5 of 82 comments (clear)

  1. Re:if anyone comes up with anything good by Ramses0 · · Score: 2, Informative

    Check out RoboDJ, made by just one of the really cool, really clueful people that hang out on Kuro5hin.org. RoboDJ replaces the default WinAmp randomness with a weighted random selector that promises to be better than the default.

    --Robert

  2. Cheap CCD webcam by eXtro · · Score: 3, Informative

    I can't find my polarizers, so I can't test this, but I think you could rig something up with a cheap CCD webcam. If you look at a poorly lit image from a CCD there's an awful lot of noise, and the image sort of rides on top of this noise. If you took your cheap CCD webcam and kept reducing the light to it till you got mostly noise it'd be simple to capture and generate random data from. I was thinking of a shoebox with the sensor inside, USB cable coming through a small light-tight hole. Make a hole in front of the lens and stick a pair of polarizers in front of that hole. Rotate the polarizers to get a light intensity such that you get lots of noise.

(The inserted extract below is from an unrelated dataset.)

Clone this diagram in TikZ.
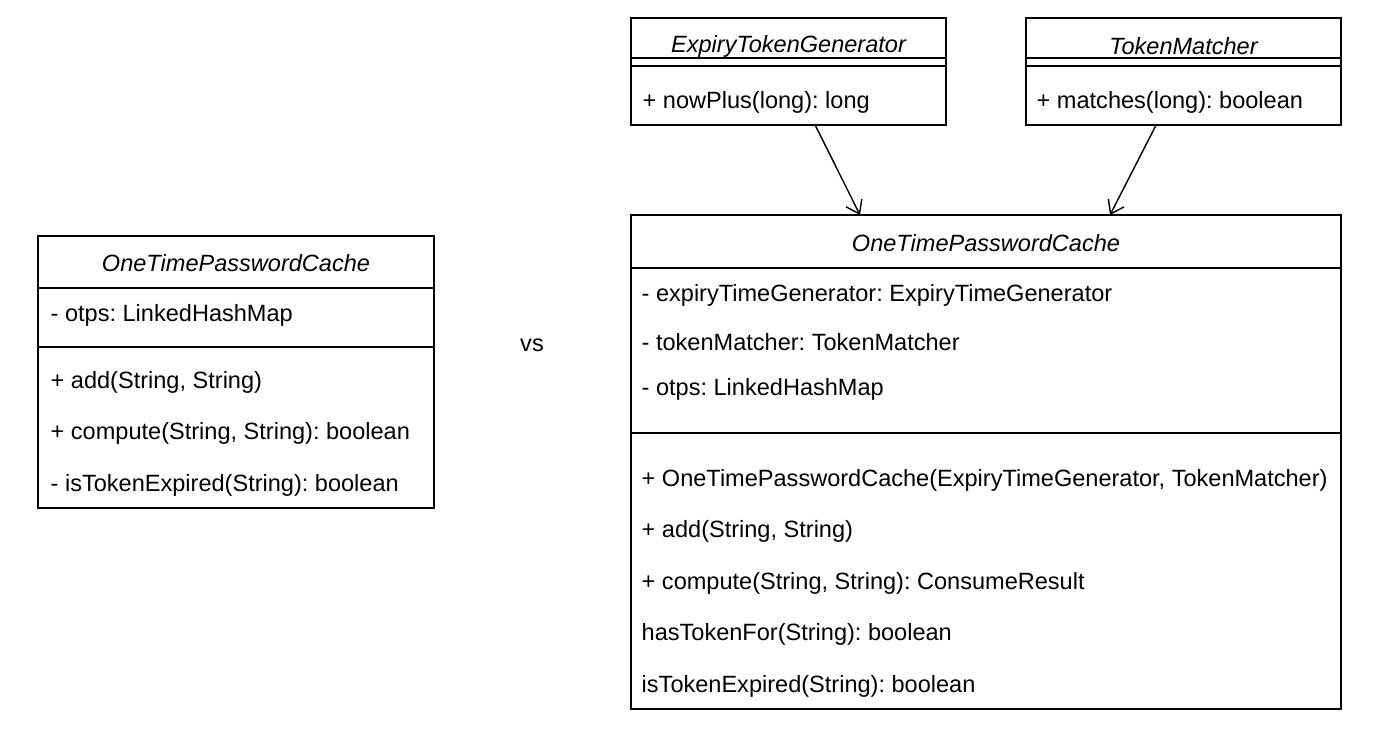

    If you snap a frame you'll get some random bits. Somebody could break the randomness by shining a really bright light through the polarizers, but as long as you can control access to the shoe box you'd be fine.

  3. Re:Smoke by skotte · · Score: 3, Informative

    ooh, yeah, i like that. very nice. well done.

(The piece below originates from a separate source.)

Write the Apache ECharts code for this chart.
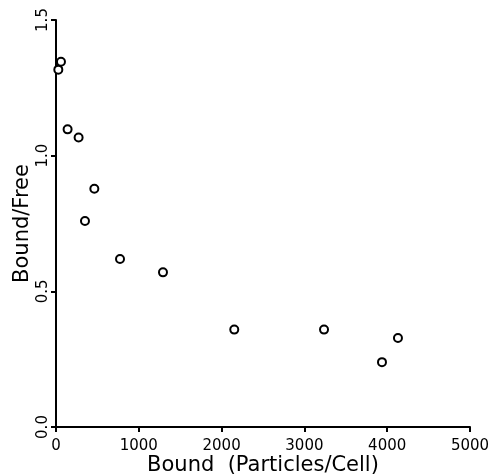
<!DOCTYPE html>
<html>
<head>
<meta charset="utf-8">
<script src="https://cdn.jsdelivr.net/npm/echarts@6/dist/echarts.min.js"></script>
<style>html,body{margin:0;padding:0;background:#fff}#c{width:495px;height:475px}</style>
</head>
<body>
<div id="c"></div>
<script>
const boundValues = [28, 60, 140, 273, 350, 463, 773, 1292, 2153, 3237, 3937, 4130];
const ratioValues = [1.317, 1.346, 1.097, 1.067, 0.759, 0.878, 0.619, 0.570, 0.359, 0.359, 0.239, 0.328];
const xTicks = [0, 1000, 2000, 3000, 4000, 5000];
const yTicks = [0.0, 0.5, 1.0, 1.5];
const xName = 'Bound  (Particles/Cell)';
const yName = 'Bound/Free';

const points = boundValues.map((b, i) => [b, ratioValues[i]]);
const font = 'DejaVu Sans';
const chart = echarts.init(document.getElementById('c'), null, {renderer: 'canvas'});
chart.setOption({
  animation: false,
  backgroundColor: '#fff',
  grid: {left: 56, right: 25, top: 20, bottom: 48, containLabel: false, outerBoundsMode: 'none'},
  xAxis: {
    type: 'value', min: xTicks[0], max: xTicks[xTicks.length - 1], interval: 1000,
    name: xName, nameLocation: 'middle', nameGap: 28, nameMoveOverlap: false,
    nameTextStyle: {fontFamily: font, fontSize: 21, color: '#000'},
    axisLine: {show: true, lineStyle: {color: '#000', width: 2}},
    axisTick: {show: true, inside: false, length: 5, lineStyle: {color: '#000', width: 2}},
    axisLabel: {fontFamily: font, fontSize: 15, color: '#000', margin: 12,
      formatter: v => String(Math.round(v))},
    splitLine: {show: false}
  },
  yAxis: {
    type: 'value', min: yTicks[0], max: yTicks[yTicks.length - 1], interval: 0.5,
    name: yName, nameLocation: 'middle', nameGap: 23, nameRotate: 90, nameMoveOverlap: false,
    nameTextStyle: {fontFamily: font, fontSize: 21, color: '#000'},
    axisLine: {show: true, lineStyle: {color: '#000', width: 2}},
    axisTick: {show: true, inside: false, length: 5, lineStyle: {color: '#000', width: 2}},
    axisLabel: {fontFamily: font, fontSize: 15, color: '#000', margin: 5, rotate: 90,
      formatter: v => v.toFixed(1)},
    splitLine: {show: false}
  },
  series: [{
    type: 'scatter',
    data: points,
    symbol: 'circle',
    symbolSize: 8,
    itemStyle: {color: '#fff', borderColor: '#000', borderWidth: 2, opacity: 1}
  }]
});
</script>
</body>
</html>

    to be honest, any similar sort of image will do. the image just needs to change *enough*. so like a webcam of a busy elevator or traffic intersection will do. or a webcam pointed at a television. or a dog kennel/chicken coop/horse stable. or just a picture of the person seeking the number (the human visage changes by subtle amounts all the time).

    yeah, your version is a lot prettier. but i do think you'd need several chunks of incense, to make enough smoke.

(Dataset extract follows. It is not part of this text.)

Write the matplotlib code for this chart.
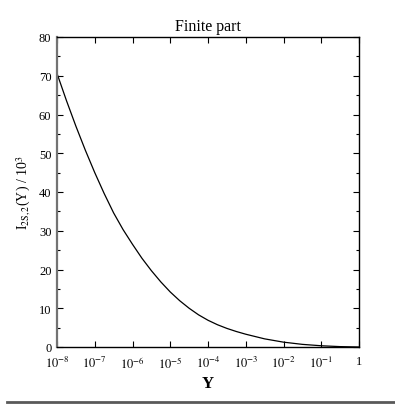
import numpy as np
import matplotlib
matplotlib.use("Agg")
import matplotlib.pyplot as plt
from matplotlib.lines import Line2D

plt.rcParams['font.family'] = ['Liberation Serif', 'DejaVu Serif']
plt.rcParams['mathtext.fontset'] = 'stix'

# curve: log10(Y) and I_2S,2(Y)/10^3
log_y = [-8.0, -7.75, -7.5, -7.25, -7.0, -6.75, -6.5, -6.25, -6.0, -5.75, -5.5,
         -5.25, -5.0, -4.75, -4.5, -4.25, -4.0, -3.75, -3.5, -3.25, -3.0,
         -2.5, -2.0, -1.5, -1.0, -0.5, 0.0]
i_val = [70.6, 63.6, 57.0, 50.8, 45.0, 39.6, 34.6, 30.3, 26.5, 22.9, 19.7,
         16.8, 14.2, 11.95, 10.0, 8.3, 6.9, 5.75, 4.8, 4.0, 3.3,
         2.1, 1.25, 0.68, 0.32, 0.1, 0.0]

xticks = [1e-8, 1e-7, 1e-6, 1e-5, 1e-4, 1e-3, 1e-2, 1e-1, 1]
xlabels = [r'$10^{-8}$', r'$10^{-7}$', r'$10^{-6}$', r'$10^{-5}$', r'$10^{-4}$',
           r'$10^{-3}$', r'$10^{-2}$', r'$10^{-1}$', '1']
yticks = [0, 10, 20, 30, 40, 50, 60, 70, 80]

fig = plt.figure(figsize=(3.95, 4.06), dpi=100)
ax = fig.add_axes([57/395, 1-348/406, 302/395, 310/406])

ax.plot(10**np.array(log_y), i_val, color='black', lw=0.9)

ax.set_xscale('log')
ax.set_xlim(1e-8, 1)
ax.set_ylim(0, 80)
ax.set_xticks(xticks)
ax.set_xticklabels(xlabels, fontsize=9)
ax.xaxis.set_minor_locator(matplotlib.ticker.NullLocator())
ax.set_yticks(yticks)
ax.set_yticklabels([str(v) for v in yticks], fontsize=9)
ax.yaxis.set_minor_locator(matplotlib.ticker.MultipleLocator(5))

ax.tick_params(which='both', direction='in', top=True, right=True)
ax.tick_params(which='major', length=4, width=0.8)
ax.tick_params(which='minor', length=2.5, width=0.8)
ax.tick_params(axis='x', pad=6)
ax.tick_params(axis='y', pad=4)

for s in ['top', 'right', 'bottom']:
    ax.spines[s].set_linewidth(1.0)
ax.spines['left'].set_color('0.45')
ax.spines['left'].set_linewidth(1.6)

ax.set_title('Finite part', fontsize=11.5, pad=5)
ax.set_xlabel('Y', fontsize=12, fontweight='bold', labelpad=3)
ax.set_ylabel(r'I$_{\rm 2S,2}$(Y) / 10$^3$', fontsize=10)
ax.yaxis.set_label_coords(-0.08, 0.5)

fig.add_artist(Line2D([7/395, 1.0], [1-403/406, 1-403/406],
                      color='0.35', lw=2.0, transform=fig.transFigure))

plt.savefig('out.png', dpi=100)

  4. Not really a contraption but... by Gordonjcp · · Score: 3, Informative

    ... if you sample white noise from any source, you'll have a random value. Analogue synthesizers commonly use a reverse-biased diode of some sort to generate noise as it reaches the Zener region. You used to get special "noise diodes" - basically Zener diodes that were chosen because they were extremely noisy.

    A good, simple white noise source is a reverse-biased transistor. Get an NPN transistor, connect the base to negative and the emitter to positive through a large (220k or so) resistor. Look at the voltage on the emitter - noise! Use an amplifier of some kind to get a useful voltage - you're not too bothered about hi-fi here, although theoretically distortion could skew the results (hint - what would clipping do to high and low values? What would crossover distortion do?)

  5. Geiger counter! by ke4roh · · Score: 2, Informative
    What? This story's been up 3 days and no mention of a geiger counter? Better yet, rather than buying your own geiger counter to watch your own nuclear material decay, how about accessing some random numbers over the internet? HotBits (which has been mentioned) will let you do just that.

    Terry Ritter offers us "Random Number Machines: A Literature Survey" which discusses random numbers from noise and other sources. Well worth a look.

    Ritter expounds on Geiger counters:

    Nisley, E. 1990. BASIC Radioactive Randoms. Circuit Cellar Ink. April/May. 58-68.

    "While pseudo-random (pronounced "fake random") numbers may be OK for computer science types, Real Engineers get Real Random Numbers by timing nuclear disintegrations with a Geiger-Muller detector." "A few months ago I saw the RM-60 Micro Roentgen Radiation Monitor from Aware Electronics. It is a Geiger-Muller tube that connects to a PC's parallel or serial port, with the circuitry drawing power from a single interface pin."

    Now they also offer canned software - a random number generator based on radioactive decay.